Using the records below, report how many lines hold "script", with no extra text.
===== Record extracts
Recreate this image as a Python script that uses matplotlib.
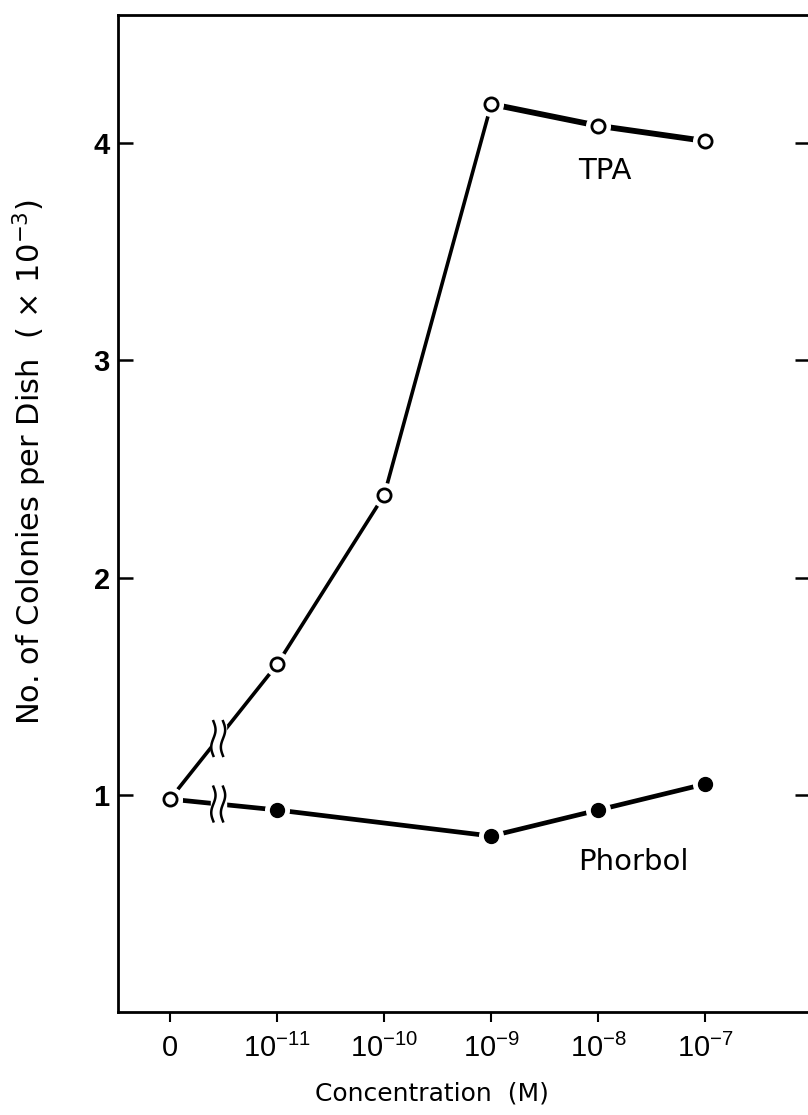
import numpy as np
import matplotlib.pyplot as plt

# data (colonies per dish, x10^3)
conc_labels = ['0', '10$^{-11}$', '10$^{-10}$', '10$^{-9}$', '10$^{-8}$', '10$^{-7}$']
tpa_x = [0, 1, 2, 3, 4, 5]
tpa_y = [0.98, 1.60, 2.38, 4.18, 4.08, 4.01]
phorbol_x = [0, 1, 3, 4, 5]
phorbol_y = [0.98, 0.93, 0.81, 0.93, 1.05]
y_ticks = [1, 2, 3, 4]

plt.rcParams['font.family'] = ['Liberation Sans', 'DejaVu Sans']
plt.rcParams['mathtext.fontset'] = 'custom'
plt.rcParams['mathtext.rm'] = 'Liberation Sans'
plt.rcParams['mathtext.default'] = 'regular'

fig = plt.figure(figsize=(8.08, 11.15), dpi=100)
ax = fig.add_axes([0.146, 0.0924, 0.857, 0.8941])
ax.set_xlim(-0.486, 5.98)
ax.set_ylim(0, 4.59)

brk = 0.45  # axis break between 0 and 10^-11


def draw_break(xs, ys):
    yb = ys[0] + (brk - xs[0]) * (ys[1] - ys[0]) / (xs[1] - xs[0])
    ax.add_patch(plt.Rectangle((brk - 0.07, yb - 0.06), 0.14, 0.12,
                               color='white', zorder=4))
    t = np.linspace(-1, 1, 40)
    for dx in (-0.045, 0.045):
        ax.plot(brk + dx + 0.02 * np.sin(t * np.pi), yb + 0.08 * t,
                color='black', lw=1.8, zorder=5)


# lines
ax.plot(phorbol_x, phorbol_y, color='black', lw=3.4, solid_capstyle='round', zorder=2)
ax.plot(tpa_x[:4], tpa_y[:4], color='black', lw=2.6, solid_capstyle='round', zorder=2)
ax.plot(tpa_x[3:], tpa_y[3:], color='black', lw=4.2, solid_capstyle='round', zorder=2)

# white halo so the lines stop short of the markers
ax.plot(tpa_x, tpa_y, 'o', ms=17, color='white', zorder=3)
ax.plot(phorbol_x, phorbol_y, 'o', ms=17, color='white', zorder=3)

draw_break(tpa_x, tpa_y)
draw_break(phorbol_x, phorbol_y)

ax.plot(phorbol_x[1:], phorbol_y[1:], 'o', ms=10, color='black', zorder=6)
ax.plot(tpa_x, tpa_y, 'o', ms=9.5, mfc='white', mec='black', mew=2, zorder=7)

ax.text(3.81, 3.87, 'TPA', fontsize=21, family='DejaVu Sans', va='center')
ax.text(3.81, 0.69, 'Phorbol', fontsize=21, family='DejaVu Sans', va='center')

ax.set_xticks(range(len(conc_labels)))
ax.set_xticklabels(conc_labels, fontsize=21)
ax.set_yticks(y_ticks)
ax.set_yticklabels([str(v) for v in y_ticks], fontsize=21, fontweight='bold')
ax.tick_params(axis='x', direction='out', length=7, width=1.5, pad=9)
ax.tick_params(axis='y', direction='in', length=11, width=1.8, pad=6, right=True)

for s in ax.spines.values():
    s.set_linewidth(2)

ax.set_xlabel('Concentration  (M)', fontsize=18, family='DejaVu Sans')
ax.xaxis.set_label_coords(0.454, -0.07)
ax.set_ylabel('No. of Colonies per Dish  ( \u00d7 10$^{-3}$)', fontsize=22,
              family='DejaVu Sans')
ax.yaxis.set_label_coords(-0.1, 0.552)

fig.savefig('out.png', dpi=100)
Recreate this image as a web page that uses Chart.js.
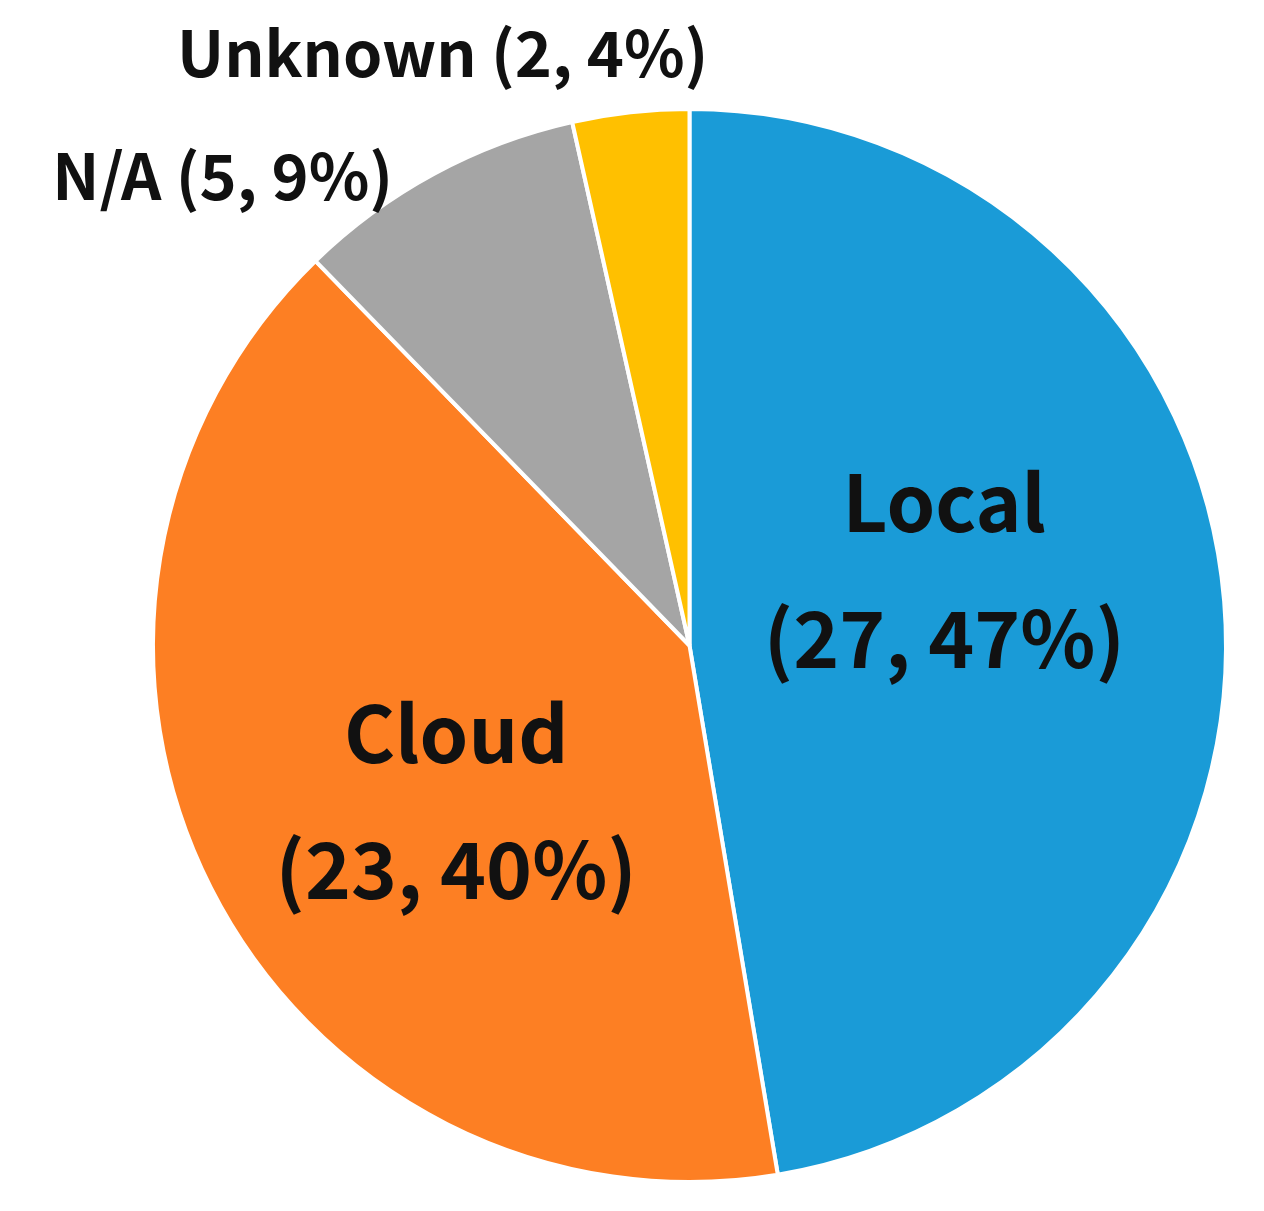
<!DOCTYPE html>
<html>
<head>
<meta charset="utf-8">
<script src="https://cdn.jsdelivr.net/npm/chart.js@4.4.1/dist/chart.umd.min.js"></script>
<style>
  html, body { margin: 0; padding: 0; background: #fff; }
  #wrap { width: 1264px; height: 1211px; }
</style>
</head>
<body>
<div id="wrap"><canvas id="pieChart" width="1264" height="1211"></canvas></div>
<script>
const categories = ['Local', 'Cloud', 'N/A', 'Unknown'];
const counts = [27, 23, 5, 2];
const percents = [47, 40, 9, 4];
const sliceColors = ['#1a9bd7', '#fd7f23', '#a5a5a5', '#ffc000'];

// where each label goes, in units of the pie radius from its centre
const labelSpots = [
    { dx: 0.475, dy: -0.14, inside: true },
    { dx: -0.435, dy: 0.29, inside: true },
    { dx: -0.87, dy: -0.875, inside: false },
    { dx: -0.46, dy: -1.105, inside: false }
];

const FONT = '"Noto Sans CJK KR", "Noto Sans", sans-serif';

const pieLabels = {
    id: 'pieLabels',
    afterDatasetsDraw(chart) {
        const ctx = chart.ctx;
        const arcs = chart.getDatasetMeta(0).data;
        ctx.save();
        ctx.fillStyle = '#111';
        ctx.textAlign = 'center';
        ctx.textBaseline = 'middle';
        arcs.forEach((arc, i) => {
            const { x, y, outerRadius } = arc.getProps(['x', 'y', 'outerRadius'], true);
            const spot = labelSpots[i];
            const cx = x + spot.dx * outerRadius;
            const cy = y + spot.dy * outerRadius;
            const tail = '(' + counts[i] + ', ' + percents[i] + '%)';
            if (spot.inside) {
                ctx.font = 'bold 78px ' + FONT;
                ctx.fillText(categories[i], cx, cy - 68);
                ctx.fillText(tail, cx, cy + 68);
            } else {
                ctx.font = 'bold 63px ' + FONT;
                ctx.fillText(categories[i] + ' ' + tail, cx, cy);
            }
        });
        ctx.restore();
    }
};

new Chart(document.getElementById('pieChart').getContext('2d'), {
    type: 'pie',
    data: {
        labels: categories,
        datasets: [{
            data: counts,
            backgroundColor: sliceColors,
            borderColor: '#ffffff',
            borderWidth: 4
        }]
    },
    options: {
        responsive: false,
        animation: false,
        layout: { padding: { left: 151, right: 36, top: 107, bottom: 27 } },
        plugins: {
            legend: { display: false },
            tooltip: { enabled: false }
        }
    },
    plugins: [pieLabels]
});
</script>
</body>
</html>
==========
» Written solution
4